Rhos (Athletic)
- Full name: Rhos (Athletic) Football Club
- Nickname(s): Rhosites
- Founded: 1906
- Dissolved: 1928
- Ground: Coach and Horses
- Secretary: D. W. Owens
| Original colours | 1926–28 colours |

= Rhos Athletic F.C. =

Football club in Rhosllanerchrugog, Wales (1889–1896)

Rhos Athletic F.C. was an association football team from Rhosllanerchrugog, Wales, active in the 1920s.

==History==

There was at least one previous club with the same name, but the first reference to this particular club is from the 1906–07 season. It went into abeyance during the First World War, and on resumption of football in 1919–20, it immediately enjoyed success, winning the North Wales Alliance League. It also reached the third round of the Welsh Cup, and only lost to Wrexham in a replay.

The club therefore joined the new Welsh National League in 1921, and was again instantly successful. The Rhosites ended the 1921–22 season as double winners, as League champion despite a 2 point deduction for fielding unregistered players in an emergency, and winners of the League's Challenge Cup; in the final the club beat Holyhead Town at Bangor with two first-half goals, the first via a cross-cum-shot from Ted Hughes which took a moment to register with players and crowd. These successes helped to boost the club's finances to the extent that by 1922 it was only making a small £20 loss over the season. In 1923, it also applied for one of the 14 places in the FA Cup qualifying rounds open to Welsh clubs, but was unsuccessful.

From the 1921–22 season, the club was mostly referred to simply as Rhos, which had been used by a separate club in the 1910s. By 1922 the club was referring to itself as the Rhos Football Club.

Its run of success however ran out of steam quickly, and its support dropped off heavily. The club made a large loss in 1923–24 and was forced to look in the amateur ranks for new players, and although the club had its best Welsh Cup run in 1925–26, reaching the quarter-final (where it lost 1–0 at Rhyl), in 1926–27 it finished bottom of the League's first division; before the season ended, the club announced it would resign at the season's end, financial difficulties meaning the club was losing money on every match — its highest gate receipts at home that season had not even reached £7. Indeed the club had been forced to ask the Welsh FA for financial assistance even to complete the season, and could only afford to travel to Llandudno thanks to a donation from a local sportsman.

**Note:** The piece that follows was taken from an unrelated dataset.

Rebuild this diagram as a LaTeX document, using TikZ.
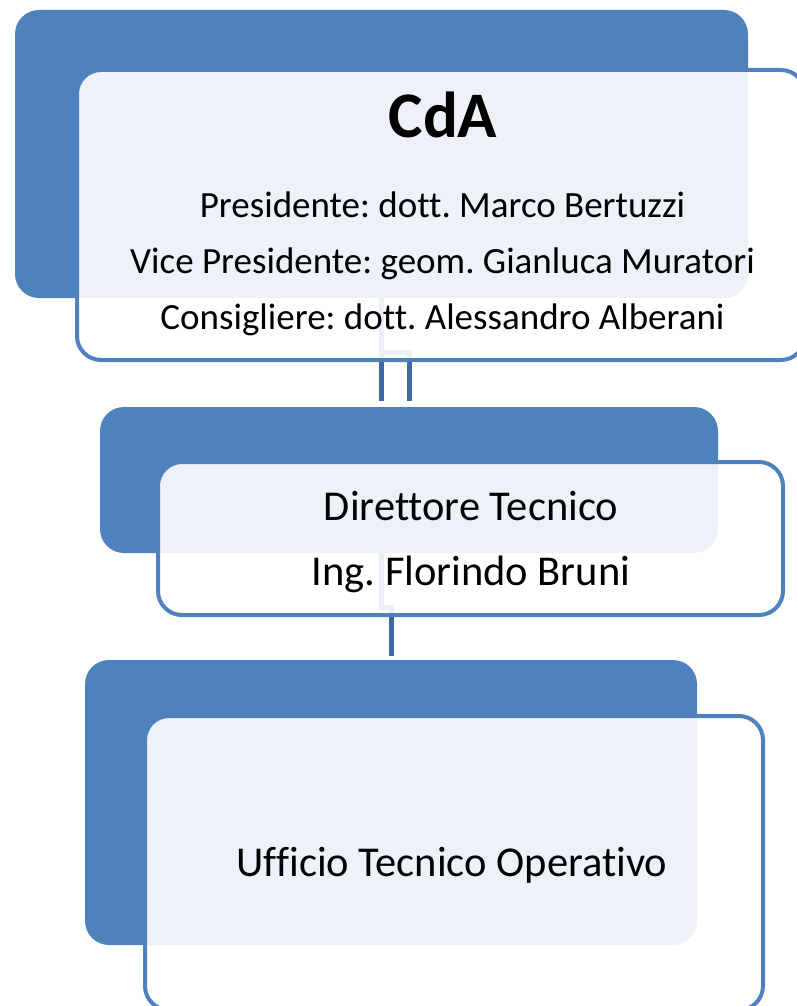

Nevertheless, the club had a change of heart, and applied for re-election, in which it succeeded, gaining 17 votes out of a maximum of 20. However it did not survive the season, resigning in April 1928 because of financial difficulties — although the Welsh FA did not accept the resignation and sought to find a way for the club to complete the season, such a measure proved impossible, and the club's record was expunged. The club's final match was a 6–2 defeat at home to New Brighton reserves, at which point the club was 17th out of 19, with 15 points from 26 matches, although it had had 4 deducted for fielding ineligible players. By the start of the 1931 season there were not even any amateur clubs left in Rhosllanerchrugog.

==Colours==

The club originally wore red shirts, but by 1926 had changed to blue and white striped shirts.

==Ground==

The club's ground was at the Coach and Horses Inn, and in 1919 it was sold at auction to a Mrs Jones of the Fleece Hotel for £8,000.

==Notable players==

- Matthew Burton, who joined the club in 1925 after his Football League career was over.
- Edward Roberts, who joined the club from Wrexham in 1923.
- Jack Ellis, a full-back with Tranmere Rovers and Wrexham, who joined the club as player-manager in 1922; Ellis also took over as licensee of the Eagles public house.